4 Aralık 2010 Cumartesi

a day in the life of a fool

kafamda bi tane plan vardı. her zaman hepimizin bi planı vardır zaten. ve herşeyin o plana uymasını bekleriz. ama hiç bi zaman uymaz, hep bişey ters gider, ya da farklı olur. ama günün sonunda, bütün planlar ve anılar bittiği zaman, yatağa uzanıp kafamızı yastığa koyduğumuzda, bize herşeyden geriye sadece bi kaç hikaye kalır.

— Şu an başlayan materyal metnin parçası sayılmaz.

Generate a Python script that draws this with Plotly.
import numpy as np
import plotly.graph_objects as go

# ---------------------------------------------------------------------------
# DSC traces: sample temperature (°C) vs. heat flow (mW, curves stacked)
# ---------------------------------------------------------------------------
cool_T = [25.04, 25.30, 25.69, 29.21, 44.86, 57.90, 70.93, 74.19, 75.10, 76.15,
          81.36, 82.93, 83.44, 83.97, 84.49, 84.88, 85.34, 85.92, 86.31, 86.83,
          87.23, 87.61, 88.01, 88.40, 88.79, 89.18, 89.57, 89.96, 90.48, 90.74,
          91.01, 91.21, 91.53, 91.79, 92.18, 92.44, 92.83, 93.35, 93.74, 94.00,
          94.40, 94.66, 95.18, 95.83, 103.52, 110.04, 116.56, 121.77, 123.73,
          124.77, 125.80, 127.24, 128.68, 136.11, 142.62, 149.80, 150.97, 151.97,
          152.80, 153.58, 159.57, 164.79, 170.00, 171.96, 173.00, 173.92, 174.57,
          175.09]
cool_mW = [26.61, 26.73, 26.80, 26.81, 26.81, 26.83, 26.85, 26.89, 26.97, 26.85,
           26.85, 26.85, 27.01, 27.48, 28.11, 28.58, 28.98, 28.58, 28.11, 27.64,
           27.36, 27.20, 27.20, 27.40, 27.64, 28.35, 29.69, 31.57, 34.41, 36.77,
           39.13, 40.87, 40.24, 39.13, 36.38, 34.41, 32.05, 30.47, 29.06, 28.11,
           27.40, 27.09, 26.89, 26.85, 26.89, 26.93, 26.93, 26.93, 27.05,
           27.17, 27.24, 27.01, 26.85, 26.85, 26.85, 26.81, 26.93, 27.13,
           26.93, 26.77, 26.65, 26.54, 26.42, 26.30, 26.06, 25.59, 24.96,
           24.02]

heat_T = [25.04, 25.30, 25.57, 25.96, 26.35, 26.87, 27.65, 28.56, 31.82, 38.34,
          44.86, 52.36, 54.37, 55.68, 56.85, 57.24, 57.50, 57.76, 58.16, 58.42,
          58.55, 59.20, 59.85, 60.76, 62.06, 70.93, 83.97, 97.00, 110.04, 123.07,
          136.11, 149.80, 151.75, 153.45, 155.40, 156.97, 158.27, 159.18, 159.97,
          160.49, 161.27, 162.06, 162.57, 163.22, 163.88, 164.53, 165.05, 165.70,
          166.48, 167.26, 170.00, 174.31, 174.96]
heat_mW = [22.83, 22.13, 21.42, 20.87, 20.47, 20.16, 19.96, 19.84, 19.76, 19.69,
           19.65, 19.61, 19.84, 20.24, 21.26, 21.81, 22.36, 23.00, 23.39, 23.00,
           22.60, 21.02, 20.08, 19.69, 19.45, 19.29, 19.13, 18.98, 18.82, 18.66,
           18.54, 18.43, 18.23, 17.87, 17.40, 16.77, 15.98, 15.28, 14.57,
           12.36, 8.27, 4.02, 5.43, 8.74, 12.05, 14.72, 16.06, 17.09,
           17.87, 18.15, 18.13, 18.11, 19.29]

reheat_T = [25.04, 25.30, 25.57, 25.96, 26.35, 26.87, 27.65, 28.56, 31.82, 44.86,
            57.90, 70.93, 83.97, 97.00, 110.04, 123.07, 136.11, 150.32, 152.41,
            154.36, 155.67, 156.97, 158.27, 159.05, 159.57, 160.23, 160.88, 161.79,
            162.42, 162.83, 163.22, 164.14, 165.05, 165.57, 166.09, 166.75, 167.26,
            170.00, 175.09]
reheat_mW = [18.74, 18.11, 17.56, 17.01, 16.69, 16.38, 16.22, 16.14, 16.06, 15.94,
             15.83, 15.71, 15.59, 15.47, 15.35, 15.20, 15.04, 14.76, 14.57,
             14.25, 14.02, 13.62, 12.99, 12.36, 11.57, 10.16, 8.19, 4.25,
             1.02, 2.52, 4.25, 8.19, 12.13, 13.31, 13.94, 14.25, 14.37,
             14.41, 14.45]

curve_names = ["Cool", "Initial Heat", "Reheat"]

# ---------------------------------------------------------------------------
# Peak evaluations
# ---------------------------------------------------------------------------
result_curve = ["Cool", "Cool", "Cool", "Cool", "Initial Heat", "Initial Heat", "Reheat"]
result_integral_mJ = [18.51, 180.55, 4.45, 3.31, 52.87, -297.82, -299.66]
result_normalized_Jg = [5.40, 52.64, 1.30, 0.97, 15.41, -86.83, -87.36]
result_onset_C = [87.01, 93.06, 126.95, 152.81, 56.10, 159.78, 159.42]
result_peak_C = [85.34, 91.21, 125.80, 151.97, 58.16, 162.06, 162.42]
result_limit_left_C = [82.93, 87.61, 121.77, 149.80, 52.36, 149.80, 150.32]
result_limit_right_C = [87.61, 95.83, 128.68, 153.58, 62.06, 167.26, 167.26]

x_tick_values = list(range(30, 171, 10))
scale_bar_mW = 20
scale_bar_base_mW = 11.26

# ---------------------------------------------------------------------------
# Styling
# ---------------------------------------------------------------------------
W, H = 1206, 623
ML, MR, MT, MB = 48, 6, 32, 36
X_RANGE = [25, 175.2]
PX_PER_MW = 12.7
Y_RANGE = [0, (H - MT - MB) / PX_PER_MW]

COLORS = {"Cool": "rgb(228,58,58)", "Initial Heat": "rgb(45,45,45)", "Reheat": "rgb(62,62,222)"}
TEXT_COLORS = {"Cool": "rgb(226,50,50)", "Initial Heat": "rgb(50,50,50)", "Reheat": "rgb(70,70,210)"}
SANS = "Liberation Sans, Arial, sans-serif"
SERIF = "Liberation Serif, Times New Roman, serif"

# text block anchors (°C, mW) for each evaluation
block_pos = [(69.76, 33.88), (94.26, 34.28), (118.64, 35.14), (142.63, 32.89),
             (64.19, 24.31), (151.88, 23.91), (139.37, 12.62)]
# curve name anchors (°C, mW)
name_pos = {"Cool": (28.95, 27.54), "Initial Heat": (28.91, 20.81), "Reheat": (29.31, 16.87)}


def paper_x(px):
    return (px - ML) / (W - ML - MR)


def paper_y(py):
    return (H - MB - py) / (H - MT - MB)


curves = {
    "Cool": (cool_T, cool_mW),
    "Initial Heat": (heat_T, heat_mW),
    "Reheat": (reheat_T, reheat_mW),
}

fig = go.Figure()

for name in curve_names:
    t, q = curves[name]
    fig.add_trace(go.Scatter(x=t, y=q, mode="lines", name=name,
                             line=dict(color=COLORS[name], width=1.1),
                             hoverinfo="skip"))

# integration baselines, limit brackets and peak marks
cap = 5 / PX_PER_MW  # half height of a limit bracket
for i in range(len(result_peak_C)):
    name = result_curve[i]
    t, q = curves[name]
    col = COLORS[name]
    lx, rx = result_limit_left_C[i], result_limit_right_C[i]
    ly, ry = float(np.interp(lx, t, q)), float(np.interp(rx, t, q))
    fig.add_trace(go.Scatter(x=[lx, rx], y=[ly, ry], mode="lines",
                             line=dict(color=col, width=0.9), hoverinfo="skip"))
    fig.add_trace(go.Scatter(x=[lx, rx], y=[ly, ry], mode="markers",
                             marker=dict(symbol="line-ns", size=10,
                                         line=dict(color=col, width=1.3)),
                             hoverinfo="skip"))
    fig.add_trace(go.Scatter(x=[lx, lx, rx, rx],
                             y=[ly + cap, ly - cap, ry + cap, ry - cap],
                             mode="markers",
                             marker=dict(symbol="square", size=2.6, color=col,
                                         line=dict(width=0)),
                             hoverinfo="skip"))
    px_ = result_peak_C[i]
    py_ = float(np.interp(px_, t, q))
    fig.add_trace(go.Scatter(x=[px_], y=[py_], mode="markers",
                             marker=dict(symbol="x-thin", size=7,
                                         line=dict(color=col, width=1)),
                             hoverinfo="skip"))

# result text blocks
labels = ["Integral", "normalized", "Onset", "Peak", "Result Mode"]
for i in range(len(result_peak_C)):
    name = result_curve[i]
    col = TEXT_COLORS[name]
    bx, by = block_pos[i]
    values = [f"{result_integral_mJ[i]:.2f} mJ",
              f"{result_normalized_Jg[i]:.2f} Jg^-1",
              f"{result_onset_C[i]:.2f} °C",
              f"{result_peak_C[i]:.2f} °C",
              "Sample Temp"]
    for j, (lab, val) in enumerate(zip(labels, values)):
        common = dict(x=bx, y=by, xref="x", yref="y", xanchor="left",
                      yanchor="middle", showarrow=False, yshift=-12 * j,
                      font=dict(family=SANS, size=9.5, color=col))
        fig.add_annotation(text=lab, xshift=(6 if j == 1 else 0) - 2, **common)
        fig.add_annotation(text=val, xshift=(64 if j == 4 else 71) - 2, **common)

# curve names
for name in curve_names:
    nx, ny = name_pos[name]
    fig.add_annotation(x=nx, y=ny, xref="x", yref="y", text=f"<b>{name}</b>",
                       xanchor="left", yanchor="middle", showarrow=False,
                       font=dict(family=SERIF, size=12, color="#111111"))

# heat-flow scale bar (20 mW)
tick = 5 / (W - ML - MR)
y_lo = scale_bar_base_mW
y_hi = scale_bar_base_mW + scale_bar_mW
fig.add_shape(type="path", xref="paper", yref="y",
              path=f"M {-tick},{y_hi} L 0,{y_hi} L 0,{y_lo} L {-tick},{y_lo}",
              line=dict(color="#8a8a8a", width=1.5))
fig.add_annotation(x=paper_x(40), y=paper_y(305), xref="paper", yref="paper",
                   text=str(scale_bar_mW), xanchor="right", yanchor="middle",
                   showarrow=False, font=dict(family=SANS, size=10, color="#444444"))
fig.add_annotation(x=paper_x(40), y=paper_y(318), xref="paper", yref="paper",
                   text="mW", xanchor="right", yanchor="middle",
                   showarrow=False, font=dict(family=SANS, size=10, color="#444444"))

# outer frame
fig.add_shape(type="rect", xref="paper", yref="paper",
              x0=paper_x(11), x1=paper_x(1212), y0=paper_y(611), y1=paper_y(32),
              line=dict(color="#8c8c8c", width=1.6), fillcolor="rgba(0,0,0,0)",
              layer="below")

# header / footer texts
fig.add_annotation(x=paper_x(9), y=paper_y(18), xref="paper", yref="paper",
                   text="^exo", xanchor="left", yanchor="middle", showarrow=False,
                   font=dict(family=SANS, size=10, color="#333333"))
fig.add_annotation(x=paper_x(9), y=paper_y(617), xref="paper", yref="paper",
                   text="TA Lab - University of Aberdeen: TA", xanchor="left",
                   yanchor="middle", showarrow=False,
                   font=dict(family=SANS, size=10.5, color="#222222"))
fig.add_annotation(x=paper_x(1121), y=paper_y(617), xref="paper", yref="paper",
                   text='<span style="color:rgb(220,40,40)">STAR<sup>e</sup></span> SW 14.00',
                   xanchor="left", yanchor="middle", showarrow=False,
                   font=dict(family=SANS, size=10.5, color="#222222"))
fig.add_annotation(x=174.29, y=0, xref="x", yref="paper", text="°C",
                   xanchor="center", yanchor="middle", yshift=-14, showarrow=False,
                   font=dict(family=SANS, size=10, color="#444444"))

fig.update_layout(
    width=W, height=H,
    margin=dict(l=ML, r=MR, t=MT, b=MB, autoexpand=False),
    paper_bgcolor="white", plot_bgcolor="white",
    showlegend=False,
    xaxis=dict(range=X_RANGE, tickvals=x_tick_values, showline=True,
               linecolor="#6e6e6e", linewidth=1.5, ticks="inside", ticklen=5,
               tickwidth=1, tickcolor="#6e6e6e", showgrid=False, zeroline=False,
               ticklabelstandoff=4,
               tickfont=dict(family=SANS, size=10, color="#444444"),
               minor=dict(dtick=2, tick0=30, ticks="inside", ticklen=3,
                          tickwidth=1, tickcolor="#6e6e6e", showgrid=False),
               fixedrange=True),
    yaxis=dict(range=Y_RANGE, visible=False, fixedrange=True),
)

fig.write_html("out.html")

 "sana aslında teşekkür etmem lazım. sen bana cesaret vermeseydin ben kendimde senden vazgeçecek cesareti bulamazdım. 'önünü kesmek istemiyorum, eğer bi gün karşına seni mutlu edecek bir insan çıkarsa bunu benim yüzümden kaçırmanı istemiyorum.' bu laf olmasaydı ben şu an nasıl nerde ne yapardım bilmiyorum. teşekkür ederim, sayende mutluluğu buldum" - tavşanlar zıplayarak uzaklaşırlar.

"sen olmasaydın, ben insanlara hep güvenirdim. artık güvenmiyorum, canımı da acıtamıyorlar. lanet gibime geliyordu başta, ama sonradan anladım ne kadar önemli olduğunu. teşekkür ederim, sen bok etmeseydin hayatımı, sonra bi gün senin gibiler yüzünden çok daha büyük acılar çekebilirdim." -kedileri hiç bi zaman sevmemiştim zaten.

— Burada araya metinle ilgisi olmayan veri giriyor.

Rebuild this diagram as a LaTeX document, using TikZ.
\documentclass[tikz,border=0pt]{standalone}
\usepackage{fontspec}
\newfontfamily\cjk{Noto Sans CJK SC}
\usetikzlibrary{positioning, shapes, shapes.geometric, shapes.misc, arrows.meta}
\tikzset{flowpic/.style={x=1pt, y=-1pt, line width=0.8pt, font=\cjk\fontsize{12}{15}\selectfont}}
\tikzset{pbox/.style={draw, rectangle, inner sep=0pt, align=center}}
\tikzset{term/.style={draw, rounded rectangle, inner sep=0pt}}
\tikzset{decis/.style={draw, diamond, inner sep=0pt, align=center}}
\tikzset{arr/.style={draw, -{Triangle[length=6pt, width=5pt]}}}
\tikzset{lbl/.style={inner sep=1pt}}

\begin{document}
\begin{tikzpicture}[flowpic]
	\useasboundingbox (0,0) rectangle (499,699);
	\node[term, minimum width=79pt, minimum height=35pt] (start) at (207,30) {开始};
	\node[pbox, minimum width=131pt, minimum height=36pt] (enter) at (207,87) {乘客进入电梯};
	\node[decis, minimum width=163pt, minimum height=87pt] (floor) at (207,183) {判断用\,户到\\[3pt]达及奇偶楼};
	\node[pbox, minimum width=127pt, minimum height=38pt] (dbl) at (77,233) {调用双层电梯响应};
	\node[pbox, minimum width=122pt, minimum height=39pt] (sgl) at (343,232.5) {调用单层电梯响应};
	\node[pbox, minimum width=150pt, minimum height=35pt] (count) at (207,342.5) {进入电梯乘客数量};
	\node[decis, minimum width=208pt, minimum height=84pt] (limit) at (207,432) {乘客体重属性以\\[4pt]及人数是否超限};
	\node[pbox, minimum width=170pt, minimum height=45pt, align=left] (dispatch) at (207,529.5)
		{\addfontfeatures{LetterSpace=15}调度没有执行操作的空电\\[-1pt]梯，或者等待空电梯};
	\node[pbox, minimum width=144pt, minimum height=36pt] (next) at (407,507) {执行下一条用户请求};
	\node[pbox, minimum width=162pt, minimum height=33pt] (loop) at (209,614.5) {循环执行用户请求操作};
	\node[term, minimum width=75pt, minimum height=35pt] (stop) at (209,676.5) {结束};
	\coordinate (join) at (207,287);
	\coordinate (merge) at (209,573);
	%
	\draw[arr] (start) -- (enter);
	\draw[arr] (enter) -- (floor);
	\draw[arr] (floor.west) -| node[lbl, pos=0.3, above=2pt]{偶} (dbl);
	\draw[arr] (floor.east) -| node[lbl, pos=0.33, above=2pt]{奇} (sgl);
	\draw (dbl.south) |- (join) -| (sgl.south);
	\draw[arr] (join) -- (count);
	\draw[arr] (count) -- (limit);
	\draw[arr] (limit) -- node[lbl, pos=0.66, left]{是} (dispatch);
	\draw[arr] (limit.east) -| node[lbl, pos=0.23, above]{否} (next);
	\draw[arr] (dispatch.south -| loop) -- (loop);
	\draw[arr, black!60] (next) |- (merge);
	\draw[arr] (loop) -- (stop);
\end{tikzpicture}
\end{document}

"sen olmasaydın sindirmeyi öğrenemezdim. susmanın faydasını bana sen öğrettin. hergün bambaşka bi saçmalığı sindirdim seninle, ama sonunda seninle bitirip hayatıma devam etmeyi öğrendim. çekip gitmeyi. teşekkür ederim." -balıklar her mevsim yaşayamazlar.

"sen bana gururun zararlarını öğrettin. ve yararlarını." -bir oyunu oynamadıkça kazanamazsınız. kaybetmekten korkarsanız oynayamazsınız.

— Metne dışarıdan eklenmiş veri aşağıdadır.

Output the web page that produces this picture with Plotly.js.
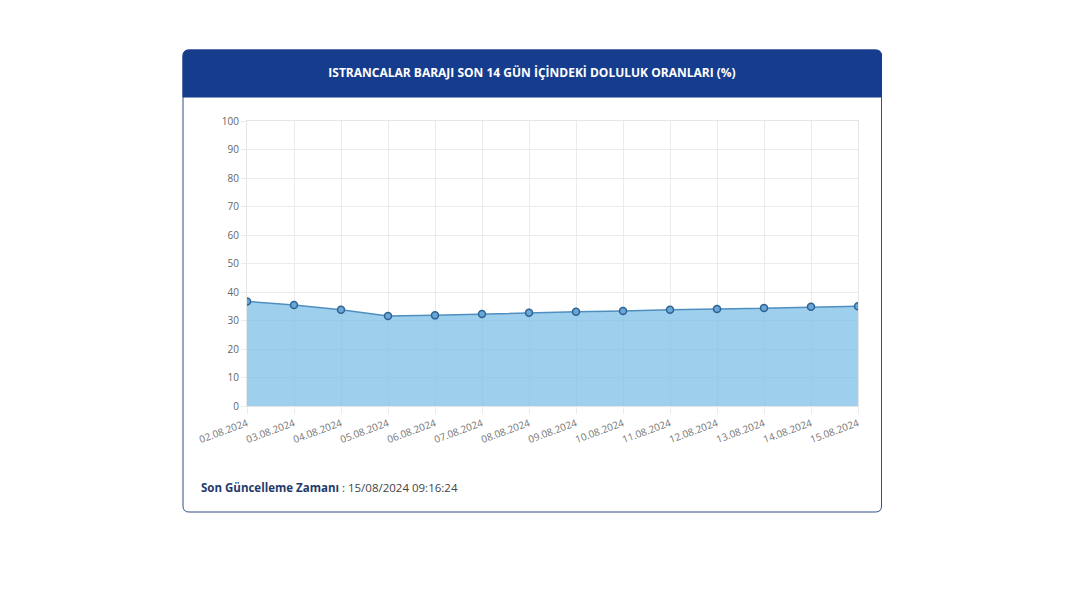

 oysa "o" bana tavşanların hep kaçmak zorunda olmadığını gösterdi. yavru kedilerin dünyanın en şirin mırlayan yaratıkları olduğunu ve balıkların kendilerince sularında ne kadar güzel olduklarını anlattı. bana oyunların kaybedilerek öğrenileceğini ve her kaybedilen oyunun sonunda başka bir oyun daha başlayabileceğini gösterdi. ben ise onu sadece sevdim. çünkü o, ona teşekkür edebileceğim onlarca şey varken, aklıma sadece bana gerçekten birini sevmenin nasıl birşey olduğunu anlatışı gelen tek insandı. o benim hayatımda ki en güzel şey oldu, hayatımı birbirine katan, herşeyden nefret ettiren, beni hüngür hüngür ağlatan, sonra gözümden yaşlar gelene kadar güldüren oldu. sonra beni mutlu eden oldu, aptal aptal güldüren oldu. bi de baktım hayatımdaki en güzel şey oldu. sonra beni güldürdü, herşeyim oldu. ağlattı, nefretim oldu. ama sonunda hep, öptü. geçti.

çünkü onun masallarında, prenses her zaman başucunda bembeyaz çiçeklerle uyanıp güneşi göremese de, her gece tatlı rüyalar yazılı küçücük bir kağıt parçasını baş ucunda bularak uyudu. herşeye rağmen. herkese rağmen.